Japanese Prime Minister Fumio Kishida on Tuesday condemned Russia's recognition of the independence of two pro-Russian separatist regions in eastern Ukraine as violating the nation's sovereignty, as well as international law and a past peace agreement.

"Russia's series of actions violate Ukraine's sovereignty and territorial integrity, which we never tolerate and strongly criticize," Kishida told reporters.

Foreign Minister Yoshimasa Hayashi told a press conference that Tokyo will work with the international community, including the Group of Seven nations, to arrange a "tough response" to Russia "including sanctions."

Japanese Prime Minister Fumio Kishida meets the press at his office in Tokyo on Feb. 22, 2022, after Russian President Vladimir Putin recognized the independence of two pro-Moscow separatist regions in eastern Ukraine and ordered troops to be deployed there for "peacekeeping" missions. (Kyodo) ==Kyodo

The remarks came after Russian President Vladimir Putin on Monday recognized the two pro-Moscow separatist regions of Donetsk and Luhansk as independent and ordered troops to be deployed there for "peacekeeping" missions, in a move that could pave the way for Russia to invade its neighbor.

Following Moscow's announcement, the United States and the European Union swiftly moved toward economic sanctions on Russia such as a ban on all new investment, trade and financing to, from or in the two Ukrainian regions.

"We will closely monitor how the situation develops with serious concern," Kishida said, adding that Japan will make "specific decisions while working closely with the international community" on how to keep pace with Western nations.

Kishida said Moscow's latest moves go against the Minsk cease-fire agreement signed by Ukrainian government forces and pro-Russian separatists.

The accord, which called for the withdrawal of heavy weaponry by both groups and the granting of special status to east Ukraine areas controlled by the separatists was reached after Russia's annexation of Crimea in southern Ukraine in 2014.

Hayashi declined to say whether the government would regard Russian troops' entry into the nation as an invasion of Ukraine if it happens, saying he cannot answer a hypothetical question.

Japan has been stepping up diplomacy over the Ukrainian crisis in recent days. Last week, Kishida spoke by phone with his British counterpart Boris Johnson and told Putin and Ukrainian President Volodymyr Zelenskyy separately that a diplomatic solution is important.

Kishida held phone talks with German Chancellor Olaf Scholz on Tuesday and condemned the Russian moves as "totally unacceptable" as the acts undermine the sovereignty and territorial integrity of Ukraine and breach international law.

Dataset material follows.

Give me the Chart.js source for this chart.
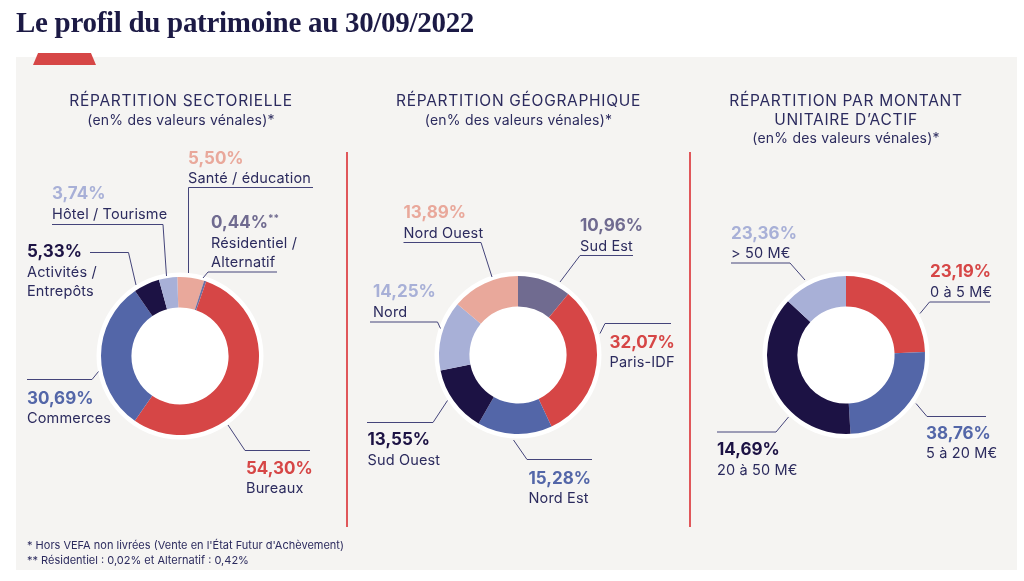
<!DOCTYPE html>
<html lang="fr">
<head>
<meta charset="utf-8">
<title>Le profil du patrimoine au 30/09/2022</title>
<script src="https://cdn.jsdelivr.net/npm/chart.js@4/dist/chart.umd.min.js"></script>
<style>
  html, body { margin: 0; padding: 0; background: #ffffff; }
  body { width: 1024px; height: 581px; position: relative; overflow: hidden; font-family: "Inter", "Noto Sans", sans-serif; }
  #panneau { position: absolute; left: 16px; top: 57px; width: 1001px; height: 513px; background: #f5f4f2; }
  #onglet { position: absolute; left: 33px; top: 53px; width: 63px; height: 12px; background: #d64646;
            clip-path: polygon(8% 0, 92% 0, 100% 100%, 0 100%); }
  .sep { position: absolute; top: 152px; width: 2px; height: 375px; background: #e0575a; }
  canvas.donut { position: absolute; width: 200px; height: 200px; }
  #calque { position: absolute; left: 0; top: 0; }
</style>
</head>
<body>
<div id="panneau"></div>
<div id="onglet"></div>
<div class="sep" style="left:346px"></div>
<div class="sep" style="left:689px"></div>
<canvas id="graphSecteur" class="donut" width="200" height="200" style="left:80px;top:256px"></canvas>
<canvas id="graphGeo" class="donut" width="200" height="200" style="left:418px;top:255px"></canvas>
<canvas id="graphMontant" class="donut" width="200" height="200" style="left:746px;top:255px"></canvas>
<svg id="calque" width="1024" height="581" xmlns="http://www.w3.org/2000/svg"></svg>

<script>
// Répartition sectorielle (sens horaire depuis le haut)
const secteurs = ["Santé / éducation", "Résidentiel / Alternatif", "Bureaux", "Commerces", "Activités / Entrepôts", "Hôtel / Tourisme"];
const secteursValeurs = [5.50, 0.44, 54.30, 30.69, 5.33, 3.74];

// Répartition géographique
const regions = ["Sud Est", "Paris-IDF", "Nord Est", "Sud Ouest", "Nord", "Nord Ouest"];
const regionsValeurs = [10.96, 32.07, 15.28, 13.55, 14.25, 13.89];

// Répartition par montant unitaire d'actif
const montants = ["0 à 5 M€", "5 à 20 M€", "20 à 50 M€", "> 50 M€"];
// pourcentages tels qu'imprimés sur les étiquettes
const montantsEtiquettes = [23.19, 38.76, 14.69, 23.36];
// parts des secteurs telles que dessinées dans l'anneau
const montantsParts = [24.4, 24.7, 37.8, 13.1];

const ROUGE = "#d64646", BLEU = "#5366a8", MARINE = "#1c1244", LAVANDE = "#a8b0d7", ROSE = "#e9a89b", GRIS = "#706b90";
const TEXTE = "#2c2b5e", TRAIT = "#44447a";

const svg = document.getElementById("calque");
const NS = "http://www.w3.org/2000/svg";

function pct(v) {
    return v.toFixed(2).replace(".", ",") + "%";
}

function texte(x, y, contenu, opts = {}) {
    const t = document.createElementNS(NS, "text");
    t.setAttribute("x", x);
    t.setAttribute("y", y);
    t.setAttribute("fill", opts.couleur || TEXTE);
    t.setAttribute("font-size", opts.taille || 14.5);
    t.setAttribute("font-family", opts.police || "Inter, 'Noto Sans', sans-serif");
    if (opts.gras) t.setAttribute("font-weight", "700");
    if (opts.ancre) t.setAttribute("text-anchor", opts.ancre);
    if (opts.espace) t.setAttribute("letter-spacing", opts.espace);
    t.textContent = contenu;
    svg.appendChild(t);
    return t;
}

function trait(points) {
    const p = document.createElementNS(NS, "polyline");
    p.setAttribute("points", points.map(pt => pt.join(",")).join(" "));
    p.setAttribute("fill", "none");
    p.setAttribute("stroke", TRAIT);
    p.setAttribute("stroke-width", "1");
    svg.appendChild(p);
}

// étiquette : pourcentage en gras puis lignes du libellé, et trait de rappel
function etiquette(x, y, valeur, couleur, lignes, points, suffixe) {
    const t = texte(x, y, pct(valeur), {couleur: couleur, gras: true, taille: 17});
    if (suffixe) {
        const s = document.createElementNS(NS, "tspan");
        s.setAttribute("font-size", "10");
        s.setAttribute("dy", "-6");
        s.textContent = suffixe;
        t.appendChild(s);
    }
    lignes.forEach((l, i) => texte(x, y + 19.5 * (i + 1), l, {taille: 14.5, espace: "0.15"}));
    trait(points);
}

// fond blanc sous l'anneau (halo + trou central)
const fondBlanc = {
    id: "fondBlanc",
    beforeDatasetsDraw(chart) {
        const arc = chart.getDatasetMeta(0).data[0];
        if (!arc) return;
        const ctx = chart.ctx;
        ctx.save();
        ctx.beginPath();
        ctx.arc(arc.x, arc.y, arc.outerRadius + 4.5, 0, Math.PI * 2);
        ctx.fillStyle = "#ffffff";
        ctx.fill();
        ctx.restore();
    }
};

function donut(id, libelles, valeurs, couleurs, rotation) {
    return new Chart(document.getElementById(id), {
        type: "doughnut",
        data: {
            labels: libelles,
            datasets: [{
                data: valeurs,
                backgroundColor: couleurs,
                borderWidth: 0,
                hoverOffset: 0
            }]
        },
        options: {
            responsive: false,
            animation: false,
            events: [],
            cutout: "61.5%",
            rotation: rotation,
            layout: { padding: 21 },
            plugins: { legend: { display: false }, tooltip: { enabled: false } }
        },
        plugins: [fondBlanc]
    });
}

donut("graphSecteur", secteurs, secteursValeurs, [ROSE, "#6a70a2", ROUGE, BLEU, MARINE, LAVANDE], -2);
donut("graphGeo", regions, regionsValeurs, [GRIS, ROUGE, BLEU, MARINE, LAVANDE, ROSE], 0);
donut("graphMontant", montants, montantsParts, [ROUGE, BLEU, MARINE, LAVANDE], 0);

// Titre
texte(16, 32, "Le profil du patrimoine au 30/09/2022", {police: "'Liberation Serif', serif", gras: true, taille: 29, couleur: "#1c1a45", espace: "-0.3"});

// En-têtes de colonnes
const entete = {taille: 15.5, ancre: "middle", espace: "0.7"};
const sousTitre = {taille: 14, ancre: "middle", espace: "0.2"};
texte(181, 106, "RÉPARTITION SECTORIELLE", entete);
texte(181, 125, "(en% des valeurs vénales)*", sousTitre);
texte(518.5, 106, "RÉPARTITION GÉOGRAPHIQUE", entete);
texte(518.5, 125, "(en% des valeurs vénales)*", sousTitre);
texte(846, 106, "RÉPARTITION PAR MONTANT", entete);
texte(846, 125, "UNITAIRE D’ACTIF", entete);
texte(846, 143, "(en% des valeurs vénales)*", sousTitre);

// Étiquettes - sectorielle
etiquette(188, 163.5, secteursValeurs[0], ROSE, [secteurs[0]], [[313, 187.5], [188.5, 187.5], [188.5, 273]]);
etiquette(211, 228, secteursValeurs[1], GRIS, ["Résidentiel /", "Alternatif"], [[277, 272], [208, 272], [203, 278]], "**");
etiquette(246, 473.5, secteursValeurs[2], ROUGE, [secteurs[2]], [[228, 425], [245, 450.5], [310, 450.5]]);
etiquette(27, 403.5, secteursValeurs[3], BLEU, [secteurs[3]], [[27, 379.5], [92, 379.5], [98.5, 371.5]]);
etiquette(27, 257, secteursValeurs[4], MARINE, ["Activités /", "Entrepôts"], [[90, 252.5], [128.5, 252.5], [136, 285]]);
etiquette(52, 199, secteursValeurs[5], LAVANDE, [secteurs[5]], [[52, 224.5], [163, 224.5], [166.5, 276]]);

// Étiquettes - géographique
etiquette(580, 231, regionsValeurs[0], GRIS, [regions[0]], [[633, 255.5], [580, 255.5], [560, 282]]);
etiquette(609.5, 347.5, regionsValeurs[1], ROUGE, [regions[1]], [[671, 323.5], [605, 323.5], [600, 333.5]]);
etiquette(528.5, 483.5, regionsValeurs[2], BLEU, [regions[2]], [[513.5, 440], [527, 459.5], [592, 459.5]]);
etiquette(367.5, 445, regionsValeurs[3], MARINE, [regions[3]], [[367, 422.5], [433, 422.5], [447.5, 400.5]]);
etiquette(373, 297, regionsValeurs[4], LAVANDE, [regions[4]], [[370, 322], [437.5, 322], [440.5, 328.5]]);
etiquette(403.5, 218, regionsValeurs[5], ROSE, [regions[5]], [[403.5, 242.5], [481, 242.5], [492, 277]]);

// Étiquettes - montant unitaire
etiquette(930, 277, montantsEtiquettes[0], ROUGE, [montants[0]], [[990, 302], [929.5, 302], [920, 313.5]]);
etiquette(926, 438.5, montantsEtiquettes[1], BLEU, [montants[1]], [[916, 403.5], [927, 416.5], [986, 416.5]]);
etiquette(717, 455, montantsEtiquettes[2], MARINE, [montants[2]], [[717, 432], [776, 432], [788.5, 417]]);
etiquette(731, 238.5, montantsEtiquettes[3], LAVANDE, [montants[3]], [[731, 263], [790, 263], [805, 280]]);

// Notes
texte(27, 548.5, "* Hors VEFA non livrées (Vente en l'État Futur d'Achèvement)", {taille: 11});
texte(27, 563.5, "** Résidentiel : 0,02% et Alternatif : 0,42%", {taille: 11});
</script>
</body>
</html>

The leaders agreed during their 30-minute talks that they will follow developments over Ukraine with "serious concern" and continue to coordinate closely, the Japanese Foreign Ministry said.

Germany is the G-7 chair this year and a virtual summit meeting is scheduled for Thursday to discuss the crisis and exhibit a united front.

On Saturday, Hayashi attended the G-7 foreign ministers' meeting in Munich, at which they warned that Russia would incur "severe and unprecedented costs" in case of further aggression against Ukraine.

The ministers from Britain, Canada, France, Germany, Italy, Japan and the United States as well as the European Union called Moscow's "unprovoked and unjustified" massive military deployment a "challenge to global security and the international order."